King Arthur – Il potere della spada è un film del 2017 diretto da Guy Ritchie.
Il regista di King Arthur
Guy Ritchie è probabilmente l’unico artista contemporaneo capace di trasformare un mito in leggenda. Ce ne aveva già dato prova nel 2009 con Sherlock Holmes, quando aveva portato uno strampalato Robert Downey Jr. e un razionale Jude Law a mettere un pò di ironia e humor nero in una detective story dall’impianto classicheggiante. Adesso Ritchie punta alla trasposizione cinematografica della storia di Re Artù firmando King Arthur e prendendo a piene mani il materiale e i personaggi dal Lancelot – classico volume francese di Chrétien de Troyes – e infittendo la trama con suggestioni del ciclo bretone e particolari autobiografici rubati alla storia dell’omonimo sovrano britannico.
Metacinema
Sorta di creatore shelleyano, Ritchie è abituato a prendere un’opera classica e a destabilizzarla dall’interno per plasmarla a sua immagine e somiglianza. Ecco quindi che anche in questa pellicola si respira un’aria centrifuga in cui realtà, immaginazione, sortilegi e magia si fondono e si confondono in modo indissolubile. Impossibile dunque distinguere tra incubi, visioni e allucinazioni che si sovrappongono in ogni fotogramma per condurre la pellicola direttamente all’esasperazione della stessa pratica metacinematografica.
La figura tradizionale dell’eroe perfetto lascia presto il posto a un uomo di strada, gretto, avido e corrotto che si guadagna da vivere rubando ai ricchi per sfamare i suoi forzieri nascosti piuttosto che i poveri. Antieroe per eccellenza, Artù non conosce altro valore che il denaro e possiede un’idea confusa di famiglia. Facendolo allevare in un bordello e crescere nel fango, però, il suo acerrimo nemico, lo zio Vortigern, forgia un vero e proprio guerriero, abile con le lame ed esperto conoscitore dell’arte della guerra. E così il protagonista conquista il potere della spada, presentandosi come un supereroe ultra tecnologico che domina la daga esattamente come Thor domina il martello. Excalibur, infatti, si rivela il vero macguffin della vicenda, il deus ex machina della narrazione e il punto focale dell’intera vicenda.
La narrazione di King Arthur
L’abilità maggiore di Richie, comunque, è quella di gestire al meglio l’impianto narrativo senza mai prendersi sul serio, giocando con i suoi protagonisti, chiassosi, fracassoni e sboccati quanto basta.

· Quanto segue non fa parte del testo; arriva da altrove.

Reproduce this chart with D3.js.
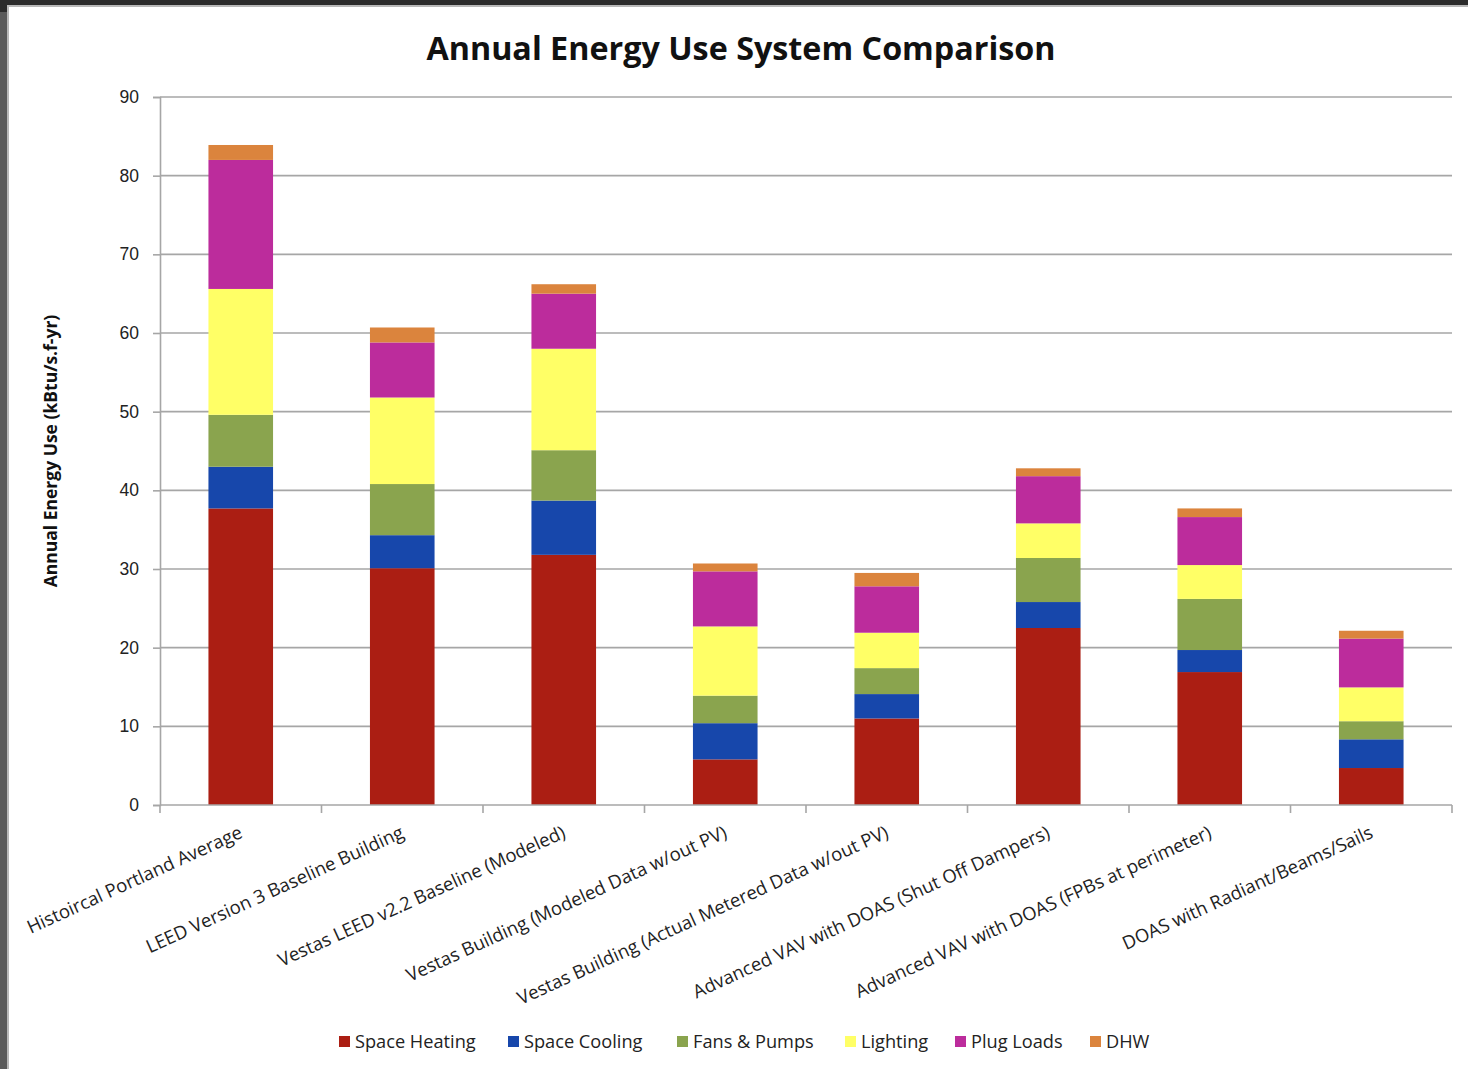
<!DOCTYPE html>
<html>
<head>
<meta charset="utf-8">
<script src="https://cdn.jsdelivr.net/npm/d3@7"></script>
<style>
  html, body { margin: 0; padding: 0; background: #2b2b2b; }
  svg { display: block; }
</style>
</head>
<body>
<script>
// Categories (x axis)
const categories = [
    "Histoircal Portland Average",
    "LEED Version 3 Baseline Building",
    "Vestas LEED v2.2 Baseline (Modeled)",
    "Vestas Building (Modeled Data w/out PV)",
    "Vestas Building (Actual Metered Data w/out PV)",
    "Advanced VAV with DOAS (Shut Off Dampers)",
    "Advanced VAV with DOAS (FPBs at perimeter)",
    "DOAS with Radiant/Beams/Sails"
];

// Series, bottom to top
const seriesNames = ["Space Heating", "Space Cooling", "Fans & Pumps", "Lighting", "Plug Loads", "DHW"];
const spaceHeating = [37.7, 30.1, 31.8, 5.8, 11.0, 22.5, 16.9, 4.7];
const spaceCooling = [5.3, 4.2, 6.9, 4.6, 3.1, 3.3, 2.8, 3.65];
const fansPumps    = [6.6, 6.5, 6.4, 3.5, 3.3, 5.6, 6.5, 2.3];
const lighting     = [16.0, 11.0, 12.9, 8.8, 4.5, 4.4, 4.3, 4.3];
const plugLoads    = [16.4, 7.0, 7.0, 7.0, 5.9, 6.0, 6.1, 6.2];
const dhw          = [1.9, 1.9, 1.2, 1.0, 1.7, 1.0, 1.1, 1.0];
const seriesColors = ["#ab1e13", "#1747ab", "#8aa44e", "#ffff66", "#bc2c9c", "#db843d"];
const yTicks = [0, 10, 20, 30, 40, 50, 60, 70, 80, 90];

const width = 1468, height = 1069;
const margin = { top: 97, right: 16, bottom: 264, left: 160 };

const seriesValues = [spaceHeating, spaceCooling, fansPumps, lighting, plugLoads, dhw];
const table = categories.map((c, i) => {
    const row = { category: c };
    seriesNames.forEach((s, k) => row[s] = seriesValues[k][i]);
    return row;
});
const stacked = d3.stack().keys(seriesNames)(table);

const svg = d3.select("body").append("svg")
    .attr("width", width)
    .attr("height", height)
    .style("font-family", "'Open Sans', sans-serif");

// Window frame + chart area
svg.append("rect").attr("x", 0).attr("y", 0).attr("width", width).attr("height", height).attr("fill", "#2b2b2b");
svg.append("rect").attr("x", 0).attr("y", 12).attr("width", 7).attr("height", height).attr("fill", "#5a5a5a");
svg.append("rect").attr("x", 8).attr("y", 6).attr("width", width).attr("height", height)
    .attr("fill", "#ffffff").attr("stroke", "#b8b8b8").attr("stroke-width", 2);

const x = d3.scaleBand()
    .domain(categories)
    .range([margin.left, width - margin.right])
    .paddingInner(0.6)
    .paddingOuter(0.3);

const y = d3.scaleLinear()
    .domain([0, 90])
    .range([height - margin.bottom, margin.top]);

const color = d3.scaleOrdinal().domain(seriesNames).range(seriesColors);

// Gridlines
svg.append("g")
    .selectAll("line")
    .data(yTicks.filter(d => d > 0))
    .join("line")
    .attr("x1", margin.left)
    .attr("x2", width - margin.right)
    .attr("y1", d => y(d))
    .attr("y2", d => y(d))
    .attr("stroke", "#a6a6a6")
    .attr("stroke-width", 1.6);

// Y axis
const yAxis = svg.append("g")
    .attr("transform", `translate(${margin.left},0)`)
    .call(d3.axisLeft(y).tickValues(yTicks).tickSize(7).tickPadding(14));
yAxis.select(".domain").attr("stroke", "#a6a6a6").attr("stroke-width", 1.6);
yAxis.selectAll(".tick line").attr("stroke", "#a6a6a6").attr("stroke-width", 1.6);
yAxis.selectAll("text").attr("font-size", 17.5).attr("fill", "#222");

// Bars
svg.append("g")
    .selectAll("g")
    .data(stacked)
    .join("g")
    .attr("fill", d => color(d.key))
    .selectAll("rect")
    .data(d => d)
    .join("rect")
    .attr("x", d => x(d.data.category))
    .attr("width", x.bandwidth())
    .attr("y", d => y(d[1]))
    .attr("height", d => y(d[0]) - y(d[1]));

// X axis
const xAxis = svg.append("g")
    .attr("transform", `translate(0,${y(0)})`);
xAxis.append("line")
    .attr("x1", margin.left).attr("x2", width - margin.right)
    .attr("stroke", "#a6a6a6").attr("stroke-width", 1.6);
xAxis.selectAll(".xtick")
    .data(d3.range(categories.length + 1))
    .join("line")
    .attr("x1", i => margin.left + i * (width - margin.right - margin.left) / categories.length)
    .attr("x2", i => margin.left + i * (width - margin.right - margin.left) / categories.length)
    .attr("y1", 0).attr("y2", 8)
    .attr("stroke", "#a6a6a6").attr("stroke-width", 1.6);
xAxis.selectAll(".xlabel")
    .data(categories)
    .join("text")
    .attr("text-anchor", "end")
    .attr("font-size", 18.5)
    .attr("fill", "#222")
    .attr("transform", d => `translate(${x(d) + x.bandwidth() / 2 + 3},${32}) rotate(-24.5)`)
    .text(d => d);

// Title
svg.append("text")
    .attr("x", 741)
    .attr("y", 60)
    .attr("text-anchor", "middle")
    .attr("font-size", 32.3)
    .attr("font-weight", "bold")
    .attr("fill", "#111")
    .text("Annual Energy Use System Comparison");

// Y axis title
svg.append("text")
    .attr("transform", `translate(57,${(y(0) + y(90)) / 2 }) rotate(-90)`)
    .attr("text-anchor", "middle")
    .attr("font-size", 17.5)
    .attr("font-weight", "bold")
    .attr("fill", "#111")
    .text("Annual Energy Use (kBtu/s.f-yr)");

// Legend
const legendX = [339, 508, 677, 845, 955, 1090];
const legend = svg.append("g")
    .selectAll("g")
    .data(seriesNames)
    .join("g")
    .attr("transform", (d, i) => `translate(${legendX[i]},1036)`);
legend.append("rect")
    .attr("width", 11).attr("height", 11)
    .attr("fill", d => color(d));
legend.append("text")
    .attr("x", 16).attr("y", 11.5)
    .attr("font-size", 18.2)
    .attr("fill", "#222")
    .text(d => d);
</script>
</body>
</html>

Inoltre, le scenografie maestose che ospitano la vicenda e le musiche originali di Daniel Pemberton (Gold – La grande truffa) che la supportano, creano la cornice ideale per esaltare un prodotto che, senza pretese diverse dall’intrattenimento e dal divertimento allo stato puro, merita il giusto plauso nel panorama contemporaneo.